Tan interesantes como las escaramuzas de los partidos, son las de cada hombre, político. Frente a ellos, los tranquilos obreros parecen culminar en bonachona, bobearía. Desde que un interés advenedizo las metió a representar la escena cívica del voto electoral; desde la segunda hora de la República hasta la que oyó el verbo heroico de don Arturo Alessandri, los tranquilos obreros vienen siendo para cada político los más constantes, los más fervorosos y hasta los más abnegados parroquianos de pega. Los tranquilos obreros se engañan siempre, y siempre aguardan al que lleva la túnica del Mesías, al que les hará soñar en el paraíso. Y el despertar es eternamente el mismo. Menos mal: los políticos suelen—aunque rara vez—engañarse. El Mesías suele fallar en habilidad y mostrar bajo el disfraz de la túnica, el barro del aventurero o la cicatriz de una vieja llaga. Entonces el que comenzaba a ser ídolo comprende que a perdido la partida y va a acogerse a un mediocre silencio donde espera el olvido y fragua el mecanismo de su próxima escaramuza, de su reaparición en el campo en que, vestido de nuevo salvador, volverá a escamotear promesas y a saltar por el aro de la esperanza.

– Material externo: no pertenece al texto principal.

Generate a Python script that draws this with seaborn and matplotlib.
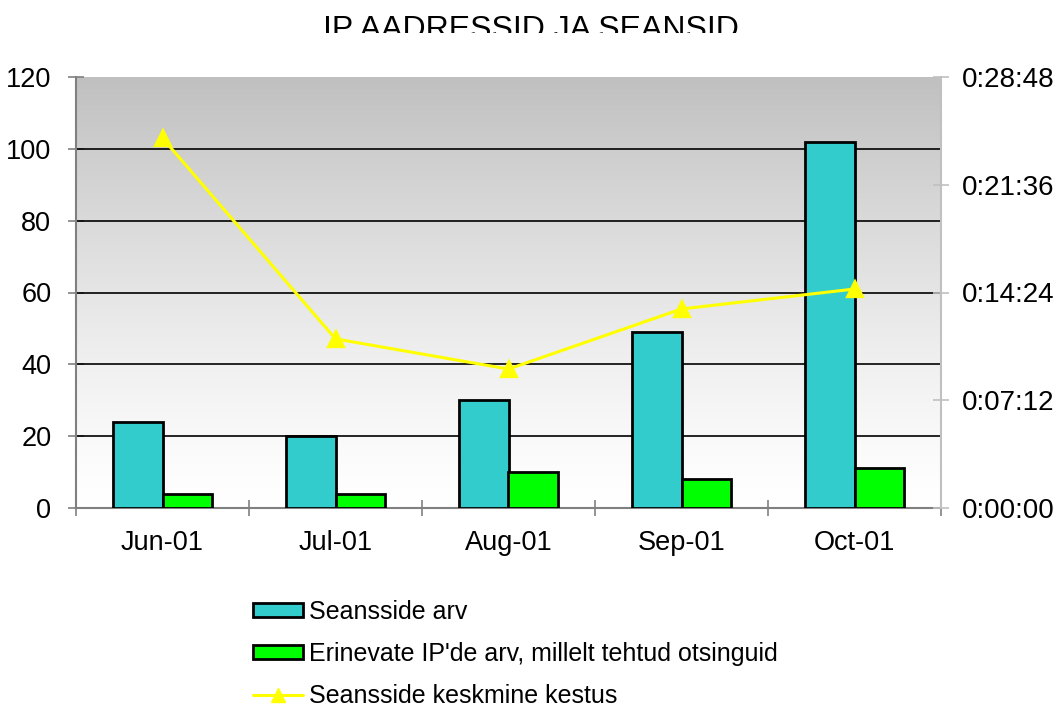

Un revés de, audacia, un paroxismo de osadía proyectados sobre toda su función de Ministro, hizo rodar a don Héctor Arancibia Laso hacia el muro tras el cual se recomponen silenciosamente las coyunturas deshechas por las caídas. Estaba a la diestra del Padre, y cuando el Padre descendiese, el ocuparía su puesto, él, que en la llanura dé los combates condujo a los ejércitos hacia el resplandor victorioso de la gloria Ebrio de su fuerza y de su audacia, se perdió en desbordes inauditos. Ante Carlos Vicuña Fuentes, grande y puro, que caía en sacrificio a las ambiciones de los Ministros de la Alianza Liberal; frente a Antonio Pinto Duran, víctima de un evidente despojo; en grosero desafío a los más árduos problemas; la cesantía obrera, la huelga carbonífera, la viruela epidémica, la miseria, el hombre, don Héctor Arancibia Laso dejó ver su más sincero, su más genuino recurso de solución: en sus manos, el garrote; en las de las carabineros, la bayoneta y la bala con orden imperativa de funcionar. Los tranquilos obreros se quedaron espantados; los burgueses, atónitos; subió el cambio. Pero don Héctor se despeñó. La cumbre próxima y accesible, huyó como un vano sueño. La realidad se le hizo hostil y la esperanza, neblinosa. El manto de indemnidad que el Padre había puesto sobre sus hombros no pudo sostenerse y cayó a sus pies… Don Héctor, sombrío, áspero, con un gesto de rebelión contra lo que no podía comprender y que no comprendería talvez nunca, regresó a su puesto de segundo término. Al andar iba moviendo las piernas y los brazos como un atleta rabioso. Sus ademanes y su indignación oran una paradoja. Hería de sarcasmo y daba una extraña pena. El Padre lloraba en silencio.